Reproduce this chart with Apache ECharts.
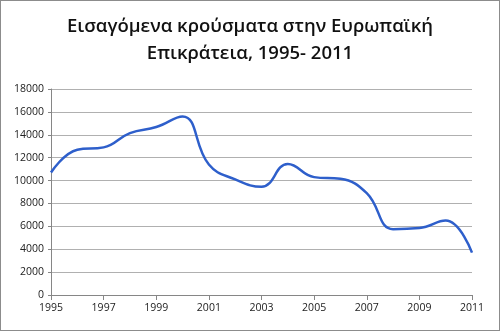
<!DOCTYPE html>
<html>
<head>
<meta charset="utf-8">
<script src="https://cdn.jsdelivr.net/npm/echarts@6/dist/echarts.min.js"></script>
<style>
  html, body { margin: 0; padding: 0; background: #fff; }
  #chart { width: 500px; height: 331px; box-sizing: border-box; border: 1px solid #8c8c8c; }
</style>
</head>
<body>
<div id="chart"></div>
<script>
// Imported cases per year, European region
const years = ['1995','1996','1997','1998','1999','2000','2001','2002','2003',
               '2004','2005','2006','2007','2008','2009','2010','2011'];
const cases = [10700, 12700, 12900, 14150, 14680, 15600, 11400, 10100, 9450,
               11450, 10300, 10150, 8900, 5750, 5850, 6500, 3700];
const titleText = 'Εισαγόμενα κρούσματα στην Ευρωπαϊκή\nΕπικράτεια, 1995- 2011';

const chart = echarts.init(document.getElementById('chart'), null, { renderer: 'canvas' });
chart.setOption({
  animation: false,
  backgroundColor: '#fff',
  title: {
    text: titleText,
    left: 'center',
    top: 7,
    textStyle: {
      fontFamily: 'Open Sans',
      fontSize: 18.5,
      fontWeight: 600,
      color: '#111',
      lineHeight: 27
    }
  },
  grid: { left: 50, right: 27, top: 88, bottom: 35, containLabel: false },
  xAxis: {
    type: 'category',
    data: years,
    boundaryGap: false,
    axisLine: { lineStyle: { color: '#868686', width: 1 } },
    axisTick: { show: true, interval: 1, length: 5, lineStyle: { color: '#868686' } },
    axisLabel: { interval: 1, color: '#222', fontFamily: 'Open Sans', fontSize: 10.5, margin: 8 },
    splitLine: { show: false }
  },
  yAxis: {
    type: 'value',
    min: 0,
    max: 18000,
    interval: 2000,
    axisLine: { show: true, lineStyle: { color: '#868686', width: 1 } },
    axisTick: { show: true, length: 3, lineStyle: { color: '#868686' } },
    axisLabel: {
      color: '#222', fontFamily: 'Open Sans', fontSize: 10.5, margin: 7,
      formatter: v => String(v)
    },
    splitLine: { show: true, lineStyle: { color: '#b0b0b0', width: 1 } }
  },
  series: [{
    type: 'line',
    data: cases,
    smooth: 0.45,
    showSymbol: false,
    lineStyle: { color: '#2e5fcb', width: 2.5 }
  }]
});
</script>
</body>
</html>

+===+

What the task requires = Copy nothing but the lines from the top of the data down to the line containing "const titleText = 'Εισαγόμενα", and leave the pictures out.

Exercise answer =
Reproduce this chart with Apache ECharts.
<!DOCTYPE html>
<html>
<head>
<meta charset="utf-8">
<script src="https://cdn.jsdelivr.net/npm/echarts@6/dist/echarts.min.js"></script>
<style>
  html, body { margin: 0; padding: 0; background: #fff; }
  #chart { width: 500px; height: 331px; box-sizing: border-box; border: 1px solid #8c8c8c; }
</style>
</head>
<body>
<div id="chart"></div>
<script>
// Imported cases per year, European region
const years = ['1995','1996','1997','1998','1999','2000','2001','2002','2003',
               '2004','2005','2006','2007','2008','2009','2010','2011'];
const cases = [10700, 12700, 12900, 14150, 14680, 15600, 11400, 10100, 9450,
               11450, 10300, 10150, 8900, 5750, 5850, 6500, 3700];
const titleText = 'Εισαγόμενα κρούσματα στην Ευρωπαϊκή\nΕπικράτεια, 1995- 2011';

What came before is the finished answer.